Дальнейшее развитие событий было стандартным. Его продали перекупщику. Там мальчишка первый раз взбунтовался — истерично, но яростно — и его первый раз избили. Несильно, чтобы не портить товар. И почти сразу продали какому-то городскому меценату, которому был нужен мальчишка для спектаклей домашнего театра. Отсюда Кирилл сбежал и был пойман раньше, чем выбрался за пределы городских стен. Его избили снова и продали в село, на плантацию. Работать там он отказался начисто и после трёх сильнейших порок его приковали во дворе — около ворот, рядом с будкой для привратников. Мальчишка сумел расшатать штырь, удерживавший в стене цепь, оглушил попавшегося под руку хозяйского сына и снова попался. На этот раз хозяин собирался просто-напросто посадить мальчишку, осмелившегося поднять руку на свободного — на сына хозяина — на кол, но проходивший мимо отряд лучников перекупил Кирилла — им был нужен работник-слуга. Кирилл чистил доспехи, ухаживал за несколькими лошадьми отряда — без сопротивления, это была не унизительная и даже, в общем-то, не рабская работа. Может быть, он бы прижился у лучников — и кто знает, как дальше пошло бы дело, не сменись в Тале-Тиалу командир отряда. В стычке с мятежными рабами прежний командир получил копьё в живот и через два часа умер, а новый начальник пришёлся не по нраву и многим воинам, что уж — рабам при отряде… Кирилла он почти не задевал, но однажды мальчишка заступился за старика-раба, который изготавливал древки для стрел — за какую-то мелкую оплошность, допущенную по возрасту, тому досталось по голове щитом. Не ожидавший худого начальник оказался в пыли раньше, чем сумел сообразить, что и как — и щит с гулким звуком обрушился на его голову.

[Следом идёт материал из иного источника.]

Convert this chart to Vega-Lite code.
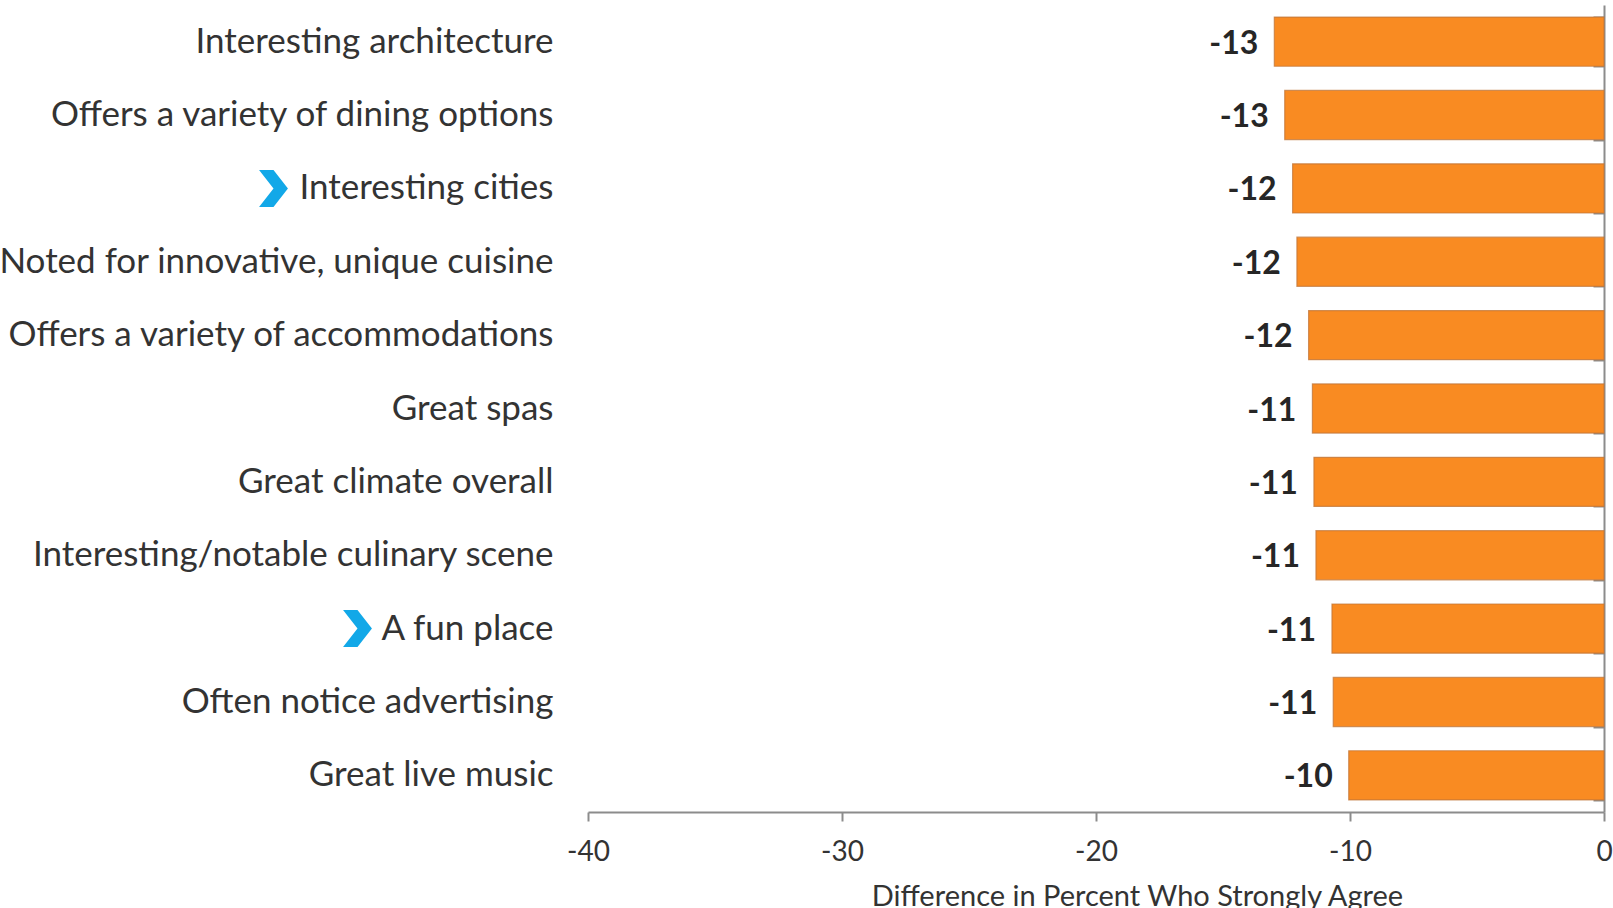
{
  "$schema": "https://vega.github.io/schema/vega-lite/v6.json",
  "width": 1016,
  "height": 807,
  "autosize": "none",
  "padding": {"left": 588, "top": 5, "right": 9, "bottom": 96},
  "background": "white",
  "config": {"view": {"stroke": null}, "font": "Lato"},
  "data": {
    "values": [
      {"attribute": "Interesting architecture", "value": -12.98, "marker": false},
      {"attribute": "Offers a variety of dining options", "value": -12.57, "marker": false},
      {"attribute": "Interesting cities", "value": -12.26, "marker": true},
      {"attribute": "Noted for innovative, unique cuisine", "value": -12.09, "marker": false},
      {"attribute": "Offers a variety of accommodations", "value": -11.63, "marker": false},
      {"attribute": "Great spas", "value": -11.48, "marker": false},
      {"attribute": "Great climate overall", "value": -11.42, "marker": false},
      {"attribute": "Interesting/notable culinary scene", "value": -11.34, "marker": false},
      {"attribute": "A fun place", "value": -10.71, "marker": true},
      {"attribute": "Often notice advertising", "value": -10.66, "marker": false},
      {"attribute": "Great live music", "value": -10.05, "marker": false}
    ]
  },
  "layer": [
    {
      "mark": {"type": "bar", "color": "#F98B22", "stroke": "#C0763A", "strokeWidth": 1.2, "strokeOpacity": 0.75},
      "encoding": {
        "y": {
          "field": "attribute", "type": "nominal", "sort": null,
          "scale": {"paddingInner": 0.33, "paddingOuter": 0.165},
          "axis": {
            "orient": "left", "title": null, "domain": false, "ticks": false,
            "labelFont": "Lato", "labelFontSize": 35, "labelColor": "#333333",
            "labelPadding": 35, "labelLimit": 0
          }
        },
        "x": {
          "field": "value", "type": "quantitative",
          "scale": {"domain": [-40, 0], "nice": false},
          "axis": {
            "values": [-40, -30, -20, -10, 0],
            "grid": false, "domainColor": "#8C8C8C", "domainWidth": 2,
            "tickColor": "#8C8C8C", "tickWidth": 2, "tickSize": 9,
            "labelFont": "Lato", "labelFontSize": 28, "labelColor": "#333333",
            "labelPadding": 17, "labelFlush": false,
            "labelExpr": "replace(datum.label, '−', '-')",
            "title": "Difference in Percent Who Strongly Agree",
            "titleFont": "Lato", "titleFontSize": 29, "titleFontWeight": "normal",
            "titleColor": "#333333", "titleX": 549, "titleY": 93,
            "titleAlign": "center", "titleBaseline": "alphabetic"
          }
        }
      }
    },
    {
      "transform": [{"calculate": "replace(format(datum.value, '.0f'), '−', '-')", "as": "label"}],
      "mark": {"type": "text", "align": "right", "baseline": "middle", "dx": -16, "dy": 2, "font": "Lato", "fontSize": 32, "fontWeight": "bold", "color": "#262626"},
      "encoding": {
        "y": {
          "field": "attribute", "type": "nominal", "sort": null,
          "axis": {
            "orient": "right", "title": null, "labels": false,
            "domain": true, "domainColor": "#8C8C8C", "domainWidth": 2,
            "ticks": true, "tickBand": "extent", "tickSize": -11,
            "tickColor": "#8C8C8C", "tickWidth": 2
          }
        },
        "x": {"field": "value", "type": "quantitative"},
        "text": {"field": "label"}
      }
    },
    {
      "transform": [{"filter": "datum.attribute == 'Interesting cities'"}],
      "mark": {"type": "point", "shape": "M -0.78 -1 L 0 -1 L 0.78 0 L 0 1 L -0.78 1 L 0 0 Z", "filled": true, "color": "#12A8E8", "opacity": 1, "size": 1369, "xOffset": -314.5},
      "encoding": {
        "y": {"field": "attribute", "type": "nominal", "sort": null, "axis": null},
        "x": {"datum": -40, "type": "quantitative"}
      }
    },
    {
      "transform": [{"filter": "datum.attribute == 'A fun place'"}],
      "mark": {"type": "point", "shape": "M -0.78 -1 L 0 -1 L 0.78 0 L 0 1 L -0.78 1 L 0 0 Z", "filled": true, "color": "#12A8E8", "opacity": 1, "size": 1369, "xOffset": -230.5},
      "encoding": {
        "y": {"field": "attribute", "type": "nominal", "sort": null, "axis": null},
        "x": {"datum": -40, "type": "quantitative"}
      }
    }
  ],
  "resolve": {"axis": {"y": "independent"}}
}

Если честно, потом мальчишка не раз пожалел о своём заступничестве. То, что его избили — это было уже почти привычно. Но потом начались обычные настоящие пытки. Начальник вознамерился наказать наглеца — кроме того, ему явно доставляло удовольствие издеваться над мальчишкой. Днём Кирилл отлёживался в душном крохотном помещении за оружейной, привязанный за руки к двум крюкам в стене, а вечером начальник лучников начинал развлекаться. Об этих развлечениях Кирилл наотрез отказался говорить. Артур было заподозрил, что бородатый скот оказался извращенцем, но потом понял — нет, «просто» садистом…

Как не пытался Кирилл сопротивляться, в конце концов от боли и её ожидания он дошёл до того состояния, когда человеком управляют самые примитивные инстинкты. Очевидно посчитав, что непокорный раб сломлен, начальник лучников выставил его как мишень на той тренировке. Наверное, мальчишка покорно умер бы под стрелами, но незадолго до этого увидел, как начальник по очереди в кровь избил ножнами меча семерых лучников, наотрез отказавшихся стрелять в «Кейоду».